The idea is to use this upload_to
function to return a different path depending on the model instance
and then use a custom storage backend that will use the path to decide on the actual storage backend to use.
This is the code I ended up with for the upload_to
function:
def file_upload_path(instance, filename):
dt_str = app.created_on.strftime("%Y/%m/%d")
file_storage = ""
if instance.id >= settings.STORAGE_CHANGE_ID:
file_storage = settings.STORAGE_SELECTION_STR + "/"
return "protected/{0}{1}/{2}/{3}".format(file_storage, dt_str, instance.id, filename)
class Model(models.Model):
file = models.FileField(upload_to=file_upload_path)
What happens here is that I have a setting STORAGE_CHANGE_ID
that is the id
of the instance
after which all instances will use the different storage backend. You can use whatever method
you want here to decide on the storage that would be used; the only thing to keep in mind is to
put the storage somewhere on the returned path.
I also have a setting
STORAGE_SELECTION_STR
that is the string that will be used in the path to differentiate the storage backend.
The STORAGE_SELECTION_STR
has the value of minios3
for this project.
Using this function the paths of the instances that are >= STORAGE_CHANGE_ID
will be of the form protected/minios3/2021/04/11/1234/filename.ext
while for the old files these will be of the form protected/2021/04/11/1234/filename.ext
. Notice the minios3
string in between.
Of course this is not enough. We also need to tell Django to use the different storage backend for the new files. In order to do this we have to implement a custom storage class like this:
from django.core.files.storage import FileSystemStorage, Storage
from storages.backends.s3boto3 import S3Boto3Storage
from django.conf import settings
class FilenameBasedStorage(Storage):
minio_choice = settings.STORAGE_SELECTION_STR
def __init__(self, *args, **kwargs):
super().__init__(*args, **kwargs)
def _open(self, name, mode="rb"):
if self.minio_choice in name:
return S3Boto3Storage().open(name, mode)
else:
return FileSystemStorage().open(name, mode)

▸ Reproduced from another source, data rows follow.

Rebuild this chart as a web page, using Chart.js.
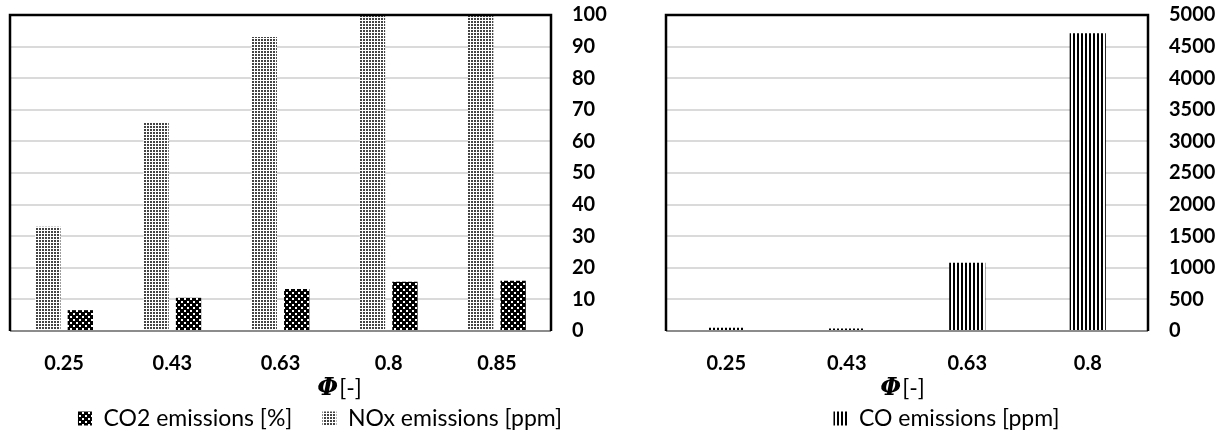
<!DOCTYPE html>
<html>
<head>
<title>Emissions vs equivalence ratio</title>
<script src="https://cdn.jsdelivr.net/npm/chart.js"></script>
<style>
    body {
        margin: 0;
        background: #ffffff;
        width: 1227px;
        height: 434px;
        overflow: hidden;
        position: relative;
    }
    .chart-box {
        position: absolute;
        top: 0;
        height: 440px;
    }
    #leftBox { left: 0; width: 630px; }
    #rightBox { left: 657px; width: 570px; }
</style>
</head>
<body>
<div class="chart-box" id="leftBox"><canvas id="leftChart"></canvas></div>
<div class="chart-box" id="rightBox"><canvas id="rightChart"></canvas></div>

<script>
    // data
    const phiLeft = ['0.25', '0.43', '0.63', '0.8', '0.85'];
    const noxPpm = [33, 66, 93, 100, 100];
    const co2Pct = [6.6, 10.5, 13.3, 15.6, 15.9];

    const phiRight = ['0.25', '0.43', '0.63', '0.8'];
    const coPpm = [50, 40, 1080, 4710];

    const leftTicks = { max: 100, step: 10 };
    const rightTicks = { max: 5000, step: 500 };

    const TICK_FONT = { family: "Lato, sans-serif", size: 20, weight: 'bold' };
    const LEGEND_FONT = { family: "Lato, sans-serif", size: 23 };

    // fill patterns (Excel style hatches)
    function dotPattern() {
        const c = document.createElement('canvas');
        c.width = 3; c.height = 3;
        const g = c.getContext('2d');
        g.fillStyle = '#ffffff';
        g.fillRect(0, 0, 3, 3);
        g.fillStyle = '#444444';
        g.fillRect(0, 0, 2, 2);
        return g.createPattern(c, 'repeat');
    }

    function checkPattern() {
        const c = document.createElement('canvas');
        c.width = 6; c.height = 6;
        const g = c.getContext('2d');
        g.fillStyle = '#000000';
        g.fillRect(0, 0, 6, 6);
        g.fillStyle = '#ffffff';
        g.fillRect(1, 1, 2, 2);
        g.fillRect(4, 4, 2, 2);
        return g.createPattern(c, 'repeat');
    }

    function stripePattern() {
        const c = document.createElement('canvas');
        c.width = 4; c.height = 4;
        const g = c.getContext('2d');
        g.fillStyle = '#ffffff';
        g.fillRect(0, 0, 4, 4);
        g.fillStyle = '#000000';
        g.fillRect(0, 0, 2, 4);
        return g.createPattern(c, 'repeat');
    }

    // frame round the plot area + the "Φ[-]" axis title
    const framePlugin = {
        id: 'frame',
        afterDraw(chart, args, opts) {
            const { ctx, chartArea: a } = chart;
            ctx.save();
            ctx.strokeStyle = '#8c8c8c';
            ctx.lineWidth = 2;
            ctx.beginPath();
            ctx.moveTo(a.left, a.bottom);
            ctx.lineTo(a.right, a.bottom);
            ctx.stroke();
            ctx.strokeStyle = '#000000';
            ctx.lineWidth = 2.5;
            ctx.beginPath();
            ctx.moveTo(a.left, a.bottom);
            ctx.lineTo(a.left, a.top);
            ctx.lineTo(a.right, a.top);
            ctx.lineTo(a.right, a.bottom);
            ctx.stroke();

            // axis title, Φ in bold italic serif then [-]
            const phiFont = "bold italic 24px 'DejaVu Serif', serif";
            const restFont = "23px Lato, sans-serif";
            ctx.font = phiFont;
            const w1 = ctx.measureText('Φ').width;
            ctx.font = restFont;
            const w2 = ctx.measureText('[-]').width;
            let x = opts.titleX - (w1 + w2) / 2;
            const y = a.bottom + 58;
            ctx.fillStyle = '#000000';
            ctx.textBaseline = 'middle';
            ctx.textAlign = 'left';
            ctx.font = phiFont;
            ctx.fillText('Φ', x, y);
            ctx.font = restFont;
            ctx.fillText('[-]', x + w1 + 1, y);
            ctx.restore();
        }
    };

    function buildOptions(ticks, padLeft, axisWidth, titleX, catPct, barPct) {
        return {
            responsive: true,
            maintainAspectRatio: false,
            animation: false,
            layout: { padding: { left: padLeft, right: 0, top: 15, bottom: 0 } },
            datasets: { bar: { categoryPercentage: catPct, barPercentage: barPct } },
            scales: {
                x: {
                    grid: { display: false, drawTicks: false },
                    border: { display: false },
                    ticks: { color: '#000000', font: TICK_FONT, padding: 21, maxRotation: 0 },
                    afterFit(scale) { scale.height = 46; }
                },
                y: {
                    position: 'right',
                    min: 0,
                    max: ticks.max,
                    grid: { color: '#dadada', lineWidth: 2, drawTicks: false },
                    border: { display: false },
                    ticks: {
                        stepSize: ticks.step,
                        color: '#000000',
                        font: TICK_FONT,
                        padding: 21,
                        callback: (v) => String(v)
                    },
                    afterFit(scale) {
                        scale.width = axisWidth;
                        scale.paddingTop = 0;
                        scale.paddingBottom = 0;
                    }
                }
            },
            plugins: {
                tooltip: { enabled: false },
                frame: { titleX: titleX },
                legend: {
                    position: 'bottom',
                    reverse: true,
                    labels: {
                        color: '#000000',
                        font: LEGEND_FONT,
                        boxWidth: 14,
                        boxHeight: 14,
                        padding: 30
                    }
                }
            }
        };
    }

    new Chart(document.getElementById('leftChart'), {
        type: 'bar',
        data: {
            labels: phiLeft,
            datasets: [
                { label: 'NOx emissions [ppm]', data: noxPpm, backgroundColor: dotPattern(), borderWidth: 0 },
                { label: 'CO2 emissions [%]', data: co2Pct, backgroundColor: checkPattern(), borderWidth: 0 }
            ]
        },
        options: buildOptions(leftTicks, 10, 79, 339, 0.6, 0.78),
        plugins: [framePlugin]
    });

    new Chart(document.getElementById('rightChart'), {
        type: 'bar',
        data: {
            labels: phiRight,
            datasets: [
                { label: 'CO emissions [ppm]', data: coPpm, backgroundColor: stripePattern(), borderWidth: 0 }
            ]
        },
        options: buildOptions(rightTicks, 9, 79, 245, 1.0, 0.3),
        plugins: [framePlugin]
    });
</script>
</body>
</html>
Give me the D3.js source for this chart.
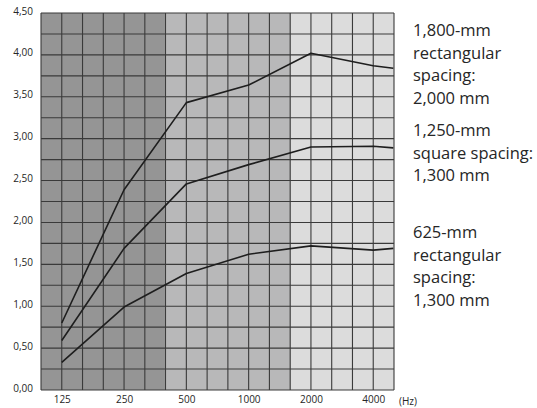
<!DOCTYPE html>
<html>
<head>
<meta charset="utf-8">
<script src="https://cdn.jsdelivr.net/npm/d3@7"></script>
<style>
  body { margin: 0; background: #fff; }
  text { font-family: "Open Sans", "Noto Sans", sans-serif; fill: #262626; }
</style>
</head>
<body>
<div class="chart"></div>
<script>
(function () {
  'use strict';

  var freqs = [125, 250, 500, 1000, 2000, 4000, 5000];
  var tickFreqs = [125, 250, 500, 1000, 2000, 4000];
  var yTicks = [0, 0.5, 1, 1.5, 2, 2.5, 3, 3.5, 4, 4.5];

  var rect1800 = [0.80, 2.39, 3.43, 3.64, 4.02, 3.87, 3.84];
  var square1250 = [0.59, 1.69, 2.46, 2.69, 2.90, 2.91, 2.89];
  var rect625 = [0.33, 0.99, 1.39, 1.62, 1.72, 1.67, 1.69];

  var labels = [
    { lines: ['1,800-mm', 'rectangular', 'spacing:', '2,000 mm'], y: 36 },
    { lines: ['1,250-mm', 'square spacing:', '1,300 mm'], y: 136 },
    { lines: ['625-mm', 'rectangular', 'spacing:', '1,300 mm'], y: 238 }
  ];

  // background bands (Hz edges) and their greys
  var bands = [
    { from: 99.2, to: 400, fill: '#959595' },
    { from: 400, to: 1600, fill: '#b8b8b9' },
    { from: 1600, to: 5040, fill: '#dcdcdc' }
  ];

  var margin = { top: 13, right: 143, bottom: 18, left: 41 };
  var width = 537 - margin.left - margin.right;
  var height = 408 - margin.top - margin.bottom;

  var fMin = 125 / Math.pow(2, 1 / 3);
  var fMax = 4000 * Math.pow(2, 1 / 3);

  var x = d3.scaleLog().base(2).domain([fMin, fMax]).range([0, width]);
  var y = d3.scaleLinear().domain([0, 4.5]).range([height, 0]);

  var comma = d3.formatLocale({ decimal: ',', thousands: '.', grouping: [3], currency: ['', ''] });

  var svg = d3.select('.chart')
      .append('svg')
      .attr('width', 537)
      .attr('height', 408);

  var g = svg.append('g')
      .attr('transform', 'translate(' + margin.left + ',' + margin.top + ')');

  g.selectAll('.band')
     .data(bands)
     .enter()
     .append('rect')
     .attr('x', function(d) { return Math.max(0, x(d.from)); })
     .attr('width', function(d) { return Math.min(width, x(d.to)) - Math.max(0, x(d.from)); })
     .attr('y', 0)
     .attr('height', height)
     .attr('fill', function(d) { return d.fill; });

  // third-octave grid columns, 0.25 rows
  var cols = d3.range(0, 18).map(function(i) { return fMin * Math.pow(2, i / 3); });
  var rows = d3.range(0, 19).map(function(i) { return i * 0.25; });

  g.selectAll('.vgrid')
     .data(cols)
     .enter()
     .append('line')
     .attr('x1', function(d) { return x(d); })
     .attr('x2', function(d) { return x(d); })
     .attr('y1', 0)
     .attr('y2', height)
     .attr('stroke', '#3a3a3a')
     .attr('stroke-width', 1.1);

  g.selectAll('.hgrid')
     .data(rows)
     .enter()
     .append('line')
     .attr('x1', 0)
     .attr('x2', width)
     .attr('y1', function(d) { return y(d); })
     .attr('y2', function(d) { return y(d); })
     .attr('stroke', '#3a3a3a')
     .attr('stroke-width', 1.1);

  var line = d3.line()
      .x(function(d, i) { return x(freqs[i]); })
      .y(function(d) { return y(d); });

  g.selectAll('.curve')
     .data([rect1800, square1250, rect625])
     .enter()
     .append('path')
     .attr('d', line)
     .attr('fill', 'none')
     .attr('stroke', '#1e1e1e')
     .attr('stroke-width', 1.6)
     .attr('stroke-linejoin', 'round');

  var yAxis = g.append('g')
     .call(d3.axisLeft(y).tickValues(yTicks).tickSize(0).tickPadding(8)
       .tickFormat(comma.format('.2f')));
  yAxis.select('.domain').remove();
  yAxis.selectAll('text')
     .attr('font-size', '10px')
     .attr('font-family', '"Open Sans", sans-serif')
     .attr('fill', '#262626')
     .attr('dy', '0.1em');

  var xAxis = g.append('g')
     .attr('transform', 'translate(0,' + height + ')')
     .call(d3.axisBottom(x).tickValues(tickFreqs).tickSize(0).tickPadding(6)
       .tickFormat(d3.format('d')));
  xAxis.select('.domain').remove();
  xAxis.selectAll('text')
     .attr('font-size', '10px')
     .attr('font-family', '"Open Sans", sans-serif')
     .attr('fill', '#262626');

  g.append('text')
     .attr('x', width + 5)
     .attr('y', height + 15)
     .attr('font-size', '10px')
     .text('(Hz)');

  var legend = svg.selectAll('.legend')
     .data(labels)
     .enter()
     .append('text')
     .attr('font-size', '16.5px')
     .attr('x', 413)
     .attr('y', function(d) { return d.y; });

  legend.selectAll('tspan')
     .data(function(d) { return d.lines; })
     .enter()
     .append('tspan')
     .attr('x', 413)
     .attr('dy', function(d, i) { return i === 0 ? 0 : 22.5; })
     .text(function(d) { return d; });
}());
</script>
</body>
</html>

def _save(self, name, content):
if self.minio_choice in name:
return S3Boto3Storage().save(name, content)
else:
return FileSystemStorage().save(name, content)
def delete(self, name):
if self.minio_choice in name:
return S3Boto3Storage().delete(name)
else:
return FileSystemStorage().delete(name)
def exists(self, name):
if self.minio_choice in name:
return S3Boto3Storage().exists(name)
else:
return FileSystemStorage().exists(name)
def size(self, name):
if self.minio_choice in name:
return S3Boto3Storage().size(name)
else:
return FileSystemStorage().size(name)
def url(self, name):
if self.minio_choice in name:
return S3Boto3Storage().url(name)
else:
return FileSystemStorage().url(name)
def path(self, name):
if self.minio_choice in name:
return S3Boto3Storage().path(name)
else:
return FileSystemStorage().path(name)
This class should be self explainable: It uses the settings.STORAGE_SELECTION_STR
we mentioned above to decide which storage backend to use and then it forwards each
method to the corresponding backend (either the filesystem storage or the S3 storage).
One thing to notice is that the django.core.files.storage.Storage
class this class
inherits from has more methods that can be implemented (and would raise if called without implementing them)
however this implementation works fine for my needs.
One question some readers may have is what happens if the user uploads a file named test-minios3.pdf
(i.e a file containing the
STORAGE_SELECTION_STR
). Well you may just as well ignore it; it will just be saved always on the minio-s3
storage backend. Or you can make sure to remove that string from the filename before saving it on the file_upload_path
.
I chose to ignore it since it doesn’t matter for my use case.
Finally, we need to tell Django to use this storage class for the file
field. We can do this by
adding it to the FileField
like:
file = models.FileField(upload_to=file_upload_path, storage=FilenameBasedStorage)
or we can configure it on the DEFAULT_FILE_STORAGE
setting
(for Django < 4.2)
or on the
STORAGES
dict (for Django >= 4.2).
I hope this helps someone else that needs to do something similar!